Today, national economic trends coupled with population declines have had a devastating impact on many small towns and rural areas across America. Often, the largest employer in smaller towns is a public entity like a school system or municipality that employs teachers, nurses, firefighters, and public safety officials. These public workers spend their career serving their local communities at a time when a growing number of young workers are leaving their hometowns for job opportunities in urban areas.

Eventually public employees in rural and smaller communities retire, and they often stay put in their hometown. These retirees then spend their pension income in their towns, serving as a stable source of economic activity in smaller communities. In 2018, the Fortifying Main Street study calculated that public pension benefit dollars represented between one and three percent of gross domestic product (GDP) on average in the 2,922 counties in the 43 states studied.

For all counties in the study, pension benefit dollars represent an average of 1.25 percent of total personal income, while some counties experience more than six percent of total personal income derived from pension dollars. The analysis also found that less populated counties with smaller economies experience a greater relative economic benefit from the flow of public pension benefit dollars into the county as compared to more populated, urban counties.

In short, the analysis clearly indicates that pension spending provides a substantial economic impact on struggling small towns and rural communities across the nation.

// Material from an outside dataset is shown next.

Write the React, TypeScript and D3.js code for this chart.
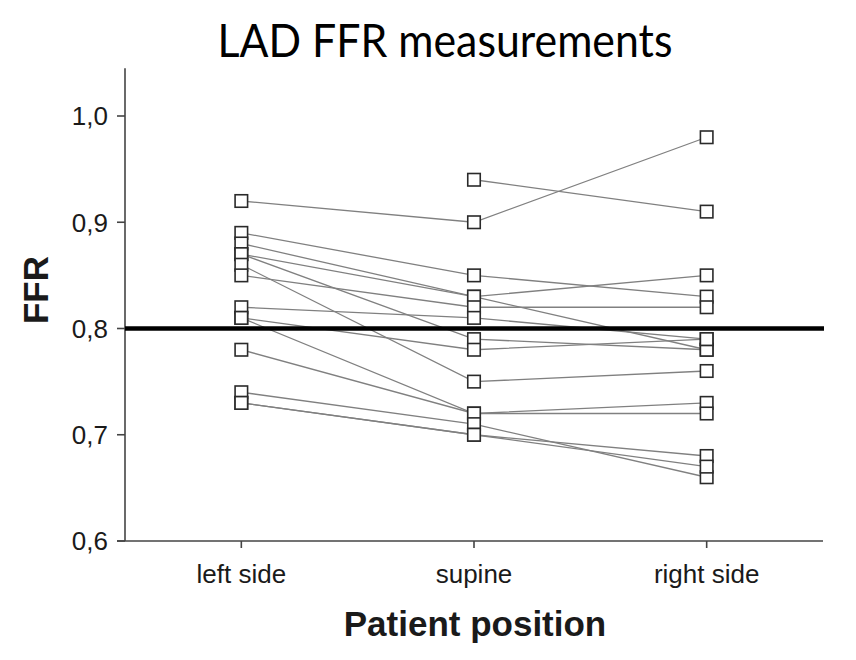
import React from "react";
import * as d3 from "d3";

const categories = ["left side", "supine", "right side"];
// one entry per patient; null = not measured
const leftSide = [0.92, null, 0.89, 0.88, 0.87, 0.87, 0.86, 0.85, 0.82, 0.81, 0.81, 0.78, 0.74, 0.73, 0.73];
const supine = [0.9, 0.94, 0.85, 0.83, 0.83, 0.79, 0.75, 0.82, 0.81, 0.78, 0.72, 0.72, 0.71, 0.7, 0.7];
const rightSide = [0.98, 0.91, 0.83, 0.85, 0.78, 0.78, 0.76, 0.82, 0.79, 0.79, 0.73, 0.72, 0.66, 0.68, 0.67];
const yTicks = [0.6, 0.7, 0.8, 0.9, 1.0];
const threshold = 0.8;

export default function App() {
  const W = 856, H = 660;
  const x = d3.scalePoint<string>().domain(categories).range([125, 823]).padding(0.5);
  const y = d3.scaleLinear().domain([0.6, 1.0]).range([541, 116]);
  const series = [leftSide, supine, rightSide];
  const patients = leftSide.map((_, i) => series.map((s, j) => ({ cat: categories[j], v: s[i] })));
  const line = d3
    .line<{ cat: string; v: number | null }>()
    .defined((d) => d.v != null)
    .x((d) => x(d.cat)!)
    .y((d) => y(d.v as number));
  const fmt = (v: number) => v.toFixed(1).replace(".", ",");
  const sq = 12.5;
  const axisColor = "#444";
  const textColor = "#1a1a1a";
  const yTop = y(1.045);

  return (
    <svg width={W} height={H} style={{ display: "block", position: "absolute", left: 0, top: 0, background: "#fff" }}>
      <text x={445} y={57} textAnchor="middle" fontFamily="Lato, 'Open Sans', sans-serif" fontSize={46} fill="#000" textLength={455} lengthAdjust="spacingAndGlyphs">
        LAD FFR measurements
      </text>
      {/* axes */}
      <line x1={x.range()[0]} x2={x.range()[0]} y1={yTop} y2={y(0.6)} stroke={axisColor} strokeWidth={1.6} />
      <line x1={117} x2={823} y1={y(0.6)} y2={y(0.6)} stroke={axisColor} strokeWidth={1.6} />
      {yTicks.map((t) => (
        <g key={t}>
          <line x1={117} x2={125} y1={y(t)} y2={y(t)} stroke={axisColor} strokeWidth={1.6} />
          <text x={108} y={y(t)} dy="0.36em" textAnchor="end" fontFamily="'Liberation Sans', Arial, sans-serif" fontSize={26} fill={textColor}>
            {fmt(t)}
          </text>
        </g>
      ))}
      {categories.map((c) => (
        <g key={c}>
          <line x1={x(c)} x2={x(c)} y1={y(0.6)} y2={y(0.6) + 7} stroke={axisColor} strokeWidth={1.6} />
          <text x={x(c)} y={583} textAnchor="middle" fontFamily="'Liberation Sans', Arial, sans-serif" fontSize={26} fill={textColor}>
            {c}
          </text>
        </g>
      ))}
      <text x={475} y={636} textAnchor="middle" fontFamily="'Liberation Sans', Arial, sans-serif" fontSize={35} fontWeight="bold" fill={textColor}>
        Patient position
      </text>
      <text transform={`translate(48,290) rotate(-90)`} textAnchor="middle" fontFamily="'Liberation Sans', Arial, sans-serif" fontSize={35} fontWeight="bold" fill={textColor}>
        FFR
      </text>
      {/* patient lines */}
      {patients.map((p, i) => (
        <path key={i} d={line(p) || ""} fill="none" stroke="#808080" strokeWidth={1.3} />
      ))}
      {/* threshold line */}
      <line x1={125} x2={824} y1={y(threshold)} y2={y(threshold)} stroke="#000" strokeWidth={4.5} />
      {/* markers */}
      {series.map((s, j) =>
        s.map((v, i) =>
          v == null ? null : (
            <rect
              key={`${j}-${i}`}
              x={x(categories[j])! - sq / 2}
              y={y(v) - sq / 2}
              width={sq}
              height={sq}
              fill="#fff"
              stroke="#2a2a2a"
              strokeWidth={1.6}
            />
          )
        )
      )}
    </svg>
  );
}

In contrast, much of the economic impact of concerts like The Eras Tour is concentrated in large urban areas with stadiums and bustling economies.

Will Swiftonomics And Pensionomics Exceed Our Wildest Dreams?

A few weeks ago the U.S. Travel Association upped the economic impact predictions, forecasting that the total economic impact of The Eras Tour likely will exceed $10 billion. This total economic impact includes indirect spending as well as spending by those who joined activities during concerts but didn’t attend a show. So, Swiftonomics very well could exceed economists’ wildest dreams.

As for Pensionomics, more and more older Americans are retiring every day. As such, the economic impact of pensions likely will continue to grow. The next iteration of the analysis is due out in January 2025, so stay tuned.

In her song Wildest Dreams, Swift sings, “Nothing lasts forever.” Certainly, The Eras Tour and its economic impact won’t last forever. But the substantial impact of pension spending will last as long as we continue to preserve these important retirement plans.